Prime Minister Abiy Ahmed (PhD) set up an advisory council, consisting of 21 members. The council will advise the government on the process of privatising state-owned enterprises.
Council members, formed on Friday August 3, come from government, the private sector, academia, international institutions and the diaspora community. On the same day, an urgent meeting was called at the Office of the Prime Minister where the members of the new council held a meeting in the afternoon.
The members of the Advisory Council are expected to meet again this week for further discussions to draft terms of reference, which includes the mandate and responsibility of the various stakeholders.
“When they called me I didn’t expect the agenda to be about privatisation,” said Beyene Petros (Prof.), a prominent opposition party leader, “rather I thought it would be a follow-up meeting from our previous summons.”
The member of the council also includes Eyesuswork Zafu, Zellalem Melesse, Maaza Birru, Bekele Gelleta, Abebe Aemirosellasie, Lidetu Ayalew, Tasew Wodlehana (Prof.), Girma Seifu, Lencho Batti, Abraham Tekeste (PhD), Yinager Dessie (PhD), Teklewold Atnafu and Girma Birru.
“We were summoned to express our willingness and commitment,” said Lidetu Ayalew, another opposition party leader.
During the meeting, the Prime Minister welcomed the gathering and explained the purpose of the meeting. During the meeting, a draft term of reference was distributed to members of the advisory council.
The former governor of the National Bank of Ethiopia, Teklewold Atnafu, said the advisory council will set the way forward for the privatisation process through a detailed evaluation process.
“We are expected to submit our recommendation within a year,” Teklewold, who is currently heading the financial affairs office in the Prime Minister’s Office, said. “Yet it depends on variables such as the amount of time the technical studies will take.”
The council will be tasked with analysing the best practices from around the world and advising the Prime Minister, according to Fitsum Arega, chief of staff at the Prime Minister’s Office.
“Technical advice will be given by the Ministry of Finance & Economic Cooperation,” Fitsum told Fortune.
A number of people expressed their support and concern on social media following the announcement.
“I remember being worried about the privatisation of state-owned enterprises. I have to say this list [helps] me sleep a little better [at night],” wrote Yaddi Bojia on his twitter page.
Yet others questioned the suitability of the professional backgrounds of some selected advisers for a process that involves privatisation of state enterprises.
“The members are selected based on their educational background, exposure and experience to create a wholehearted representation,” Fitsum says.
Members of the advisory team with backgrounds in political activism believe that they were selected to help check the privatisation process.
“The part we play will be in the political side of the privatisation of the state enterprises,” Lidetu told Fortune.
Eysesuswrok Zafu, a corporate leader with global experience in the insurance industry, says it is too early to build opinions about the Council.

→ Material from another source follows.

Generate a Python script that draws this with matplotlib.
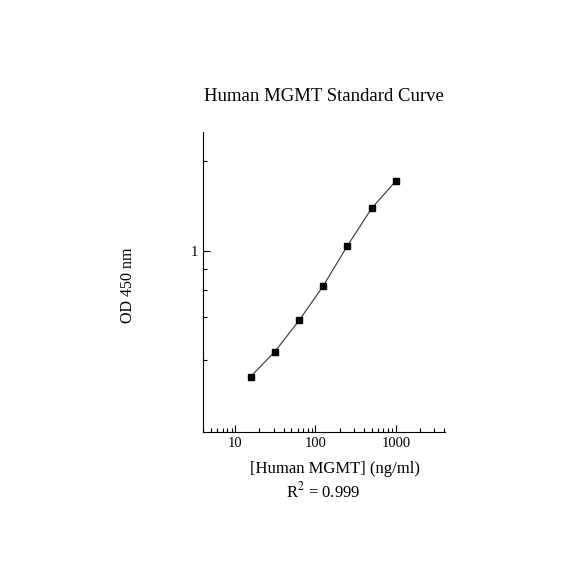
import numpy as np
import matplotlib
matplotlib.use("Agg")
import matplotlib.pyplot as plt
from matplotlib.ticker import FixedLocator, NullFormatter

# standard concentrations (ng/ml) and OD readings
conc = [15.6, 31.25, 62.5, 125, 250, 500, 1000]
od = [0.383, 0.464, 0.589, 0.768, 1.045, 1.391, 1.716]

x_major = [10, 100, 1000]
x_minor = [4, 5, 6, 7, 8, 9, 20, 30, 40, 50, 60, 70, 80, 90,
           200, 300, 400, 500, 600, 700, 800, 900, 2000, 3000, 4000]
y_major = [1]
y_minor = [2, 0.876, 0.745, 0.603, 0.436]

plt.rcParams['font.family'] = ['Liberation Serif', 'DejaVu Serif']

fig = plt.figure(figsize=(5.84, 5.84), dpi=100)
ax = fig.add_axes([0.348, 0.260, 0.414, 0.514])

ax.plot(conc, od, color="#333333", lw=0.8)
ax.plot(conc, od, "s", color="black", ms=4)

ax.set_xscale("log")
ax.set_yscale("log")
ax.set_xlim(4, 4100)
ax.set_ylim(0.25, 2.5)

ax.xaxis.set_major_locator(FixedLocator(x_major))
ax.xaxis.set_minor_locator(FixedLocator(x_minor))
ax.yaxis.set_major_locator(FixedLocator(y_major))
ax.yaxis.set_minor_locator(FixedLocator(y_minor))
ax.xaxis.set_minor_formatter(NullFormatter())
ax.yaxis.set_minor_formatter(NullFormatter())
ax.set_xticklabels([str(v) for v in x_major])
ax.set_yticklabels([str(v) for v in y_major])

ax.tick_params(which="both", direction="in", labelsize=10.5, width=0.8)
ax.tick_params(which="major", length=5)
ax.tick_params(which="minor", length=3)

ax.spines["top"].set_visible(False)
ax.spines["right"].set_visible(False)

ax.set_title("Human MGMT Standard Curve", fontsize=13.5, pad=22)
ax.set_xlabel("[Human MGMT] (ng/ml)", fontsize=12)
ax.xaxis.set_label_coords(0.545, -0.097)
ax.set_ylabel("OD 450 nm", fontsize=11.5)
ax.yaxis.set_label_coords(-0.28, 0.49)
fig.text(0.553, 0.159, "R$^2$ = 0.999", ha="center", va="center", fontsize=12,
         math_fontfamily="stix")

fig.savefig("out.png", dpi=100)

“We should wait for the deliberation that takes place in the coming weeks on the terms of reference,” he told Fortune.
The Executive Committee of the EPRDF unanimously voted to partially privatise some of the most profitable state enterprises in early June, with the government retaining majority stakes. They included Ethio telecom, Ethiopian Airlines, Ethiopian Shipping & Logistics Services Enterprise and Ethiopian Electric Power, as well as state-owned railways, sugar factories, industrial parks, hotels and manufacturing plants.
The Prime Minister has since told parliament that the majority of the shares the government relinquishes will be offered to non-national investors.
“We will be on alert about the interest of our citizens and the country while transitioning the economy to a private-sector led one,” said Beyene.